[GIVEN REQUEST]:
Omit the images, then print each record below exactly as it reads.

[INFORMATION GIVEN]:
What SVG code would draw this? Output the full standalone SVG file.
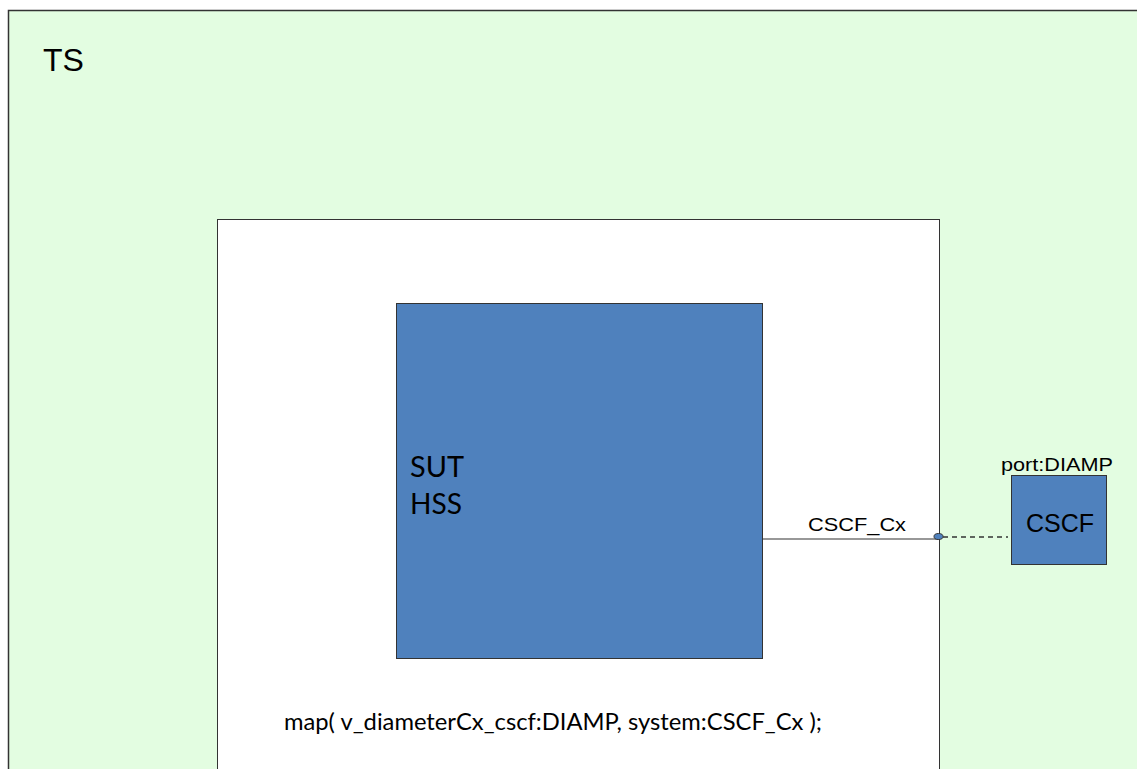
<svg xmlns="http://www.w3.org/2000/svg" width="1137" height="769" viewBox="0 0 1137 769">
<style>
.sans{font-family:"Liberation Sans",Arial,sans-serif;fill:#000}
.cal{font-family:Lato,"Open Sans",sans-serif;fill:#000}
.blue{fill:#4f81bd;stroke:#333;stroke-width:1}
</style>
<rect width="1137" height="769" fill="#fff"/>
<g id="TS">
<rect x="8.5" y="10.5" width="1140" height="770" fill="#e3fde1" stroke="#333" stroke-width="1.5"/>
<text class="sans" x="43" y="71" font-size="32">TS</text>
</g>
<g id="system">
<rect x="217.5" y="219.5" width="722" height="560" fill="#fff" stroke="#333" stroke-width="1"/>
<text class="cal" x="284" y="730" font-size="23" textLength="538" lengthAdjust="spacingAndGlyphs">map( v_diameterCx_cscf:DIAMP, system:CSCF_Cx );</text>
</g>
<g id="SUT">
<rect class="blue" x="396.5" y="303.5" width="366" height="355"/>
<text class="cal" x="410" y="477" font-size="28" textLength="54" lengthAdjust="spacingAndGlyphs">SUT</text>
<text class="cal" x="410" y="514" font-size="28" textLength="52" lengthAdjust="spacingAndGlyphs">HSS</text>
</g>
<g id="CSCF">
<rect class="blue" x="1011.5" y="475.5" width="95" height="89"/>
<text class="sans" x="1060" y="532" font-size="25" text-anchor="middle">CSCF</text>
<text class="sans" x="1001" y="471" font-size="19" textLength="112" lengthAdjust="spacingAndGlyphs">port:DIAMP</text>
</g>
<g id="connectors">
<line x1="763" y1="539" x2="939" y2="539" stroke="#333" stroke-width="1.2"/>
<text class="sans" x="808" y="531" font-size="19" textLength="98" lengthAdjust="spacingAndGlyphs">CSCF_Cx</text>
<line x1="943" y1="537" x2="1008" y2="537" stroke="#333" stroke-width="1.5" stroke-dasharray="5,4"/>
<ellipse cx="938.5" cy="536.5" rx="4.5" ry="3" fill="#4f81bd" stroke="#333" stroke-width="1"/>
</g>
</svg>
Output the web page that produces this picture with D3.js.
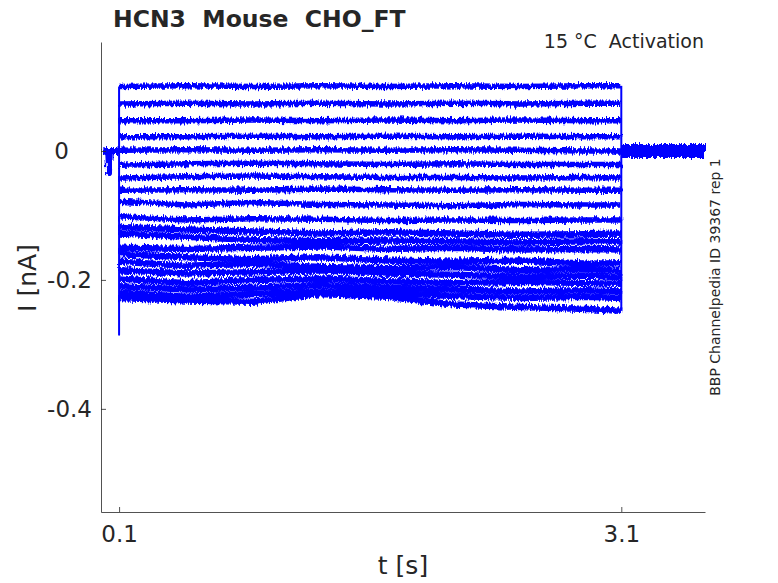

[ANSWER IN FULL]:
What SVG code would draw this? Output the full standalone SVG file.
<svg xmlns="http://www.w3.org/2000/svg" width="1137" height="769" viewBox="0 0 1137 769">
<style>
.sans{font-family:"Liberation Sans",Arial,sans-serif;fill:#000}
.cal{font-family:Lato,"Open Sans",sans-serif;fill:#000}
.blue{fill:#4f81bd;stroke:#333;stroke-width:1}
</style>
<rect width="1137" height="769" fill="#fff"/>
<g id="TS">
<rect x="8.5" y="10.5" width="1140" height="770" fill="#e3fde1" stroke="#333" stroke-width="1.5"/>
<text class="sans" x="43" y="71" font-size="32">TS</text>
</g>
<g id="system">
<rect x="217.5" y="219.5" width="722" height="560" fill="#fff" stroke="#333" stroke-width="1"/>
<text class="cal" x="284" y="730" font-size="23" textLength="538" lengthAdjust="spacingAndGlyphs">map( v_diameterCx_cscf:DIAMP, system:CSCF_Cx );</text>
</g>
<g id="SUT">
<rect class="blue" x="396.5" y="303.5" width="366" height="355"/>
<text class="cal" x="410" y="477" font-size="28" textLength="54" lengthAdjust="spacingAndGlyphs">SUT</text>
<text class="cal" x="410" y="514" font-size="28" textLength="52" lengthAdjust="spacingAndGlyphs">HSS</text>
</g>
<g id="CSCF">
<rect class="blue" x="1011.5" y="475.5" width="95" height="89"/>
<text class="sans" x="1060" y="532" font-size="25" text-anchor="middle">CSCF</text>
<text class="sans" x="1001" y="471" font-size="19" textLength="112" lengthAdjust="spacingAndGlyphs">port:DIAMP</text>
</g>
<g id="connectors">
<line x1="763" y1="539" x2="939" y2="539" stroke="#333" stroke-width="1.2"/>
<text class="sans" x="808" y="531" font-size="19" textLength="98" lengthAdjust="spacingAndGlyphs">CSCF_Cx</text>
<line x1="943" y1="537" x2="1008" y2="537" stroke="#333" stroke-width="1.5" stroke-dasharray="5,4"/>
<ellipse cx="938.5" cy="536.5" rx="4.5" ry="3" fill="#4f81bd" stroke="#333" stroke-width="1"/>
</g>
</svg>
Output the web page that produces this picture with D3.js.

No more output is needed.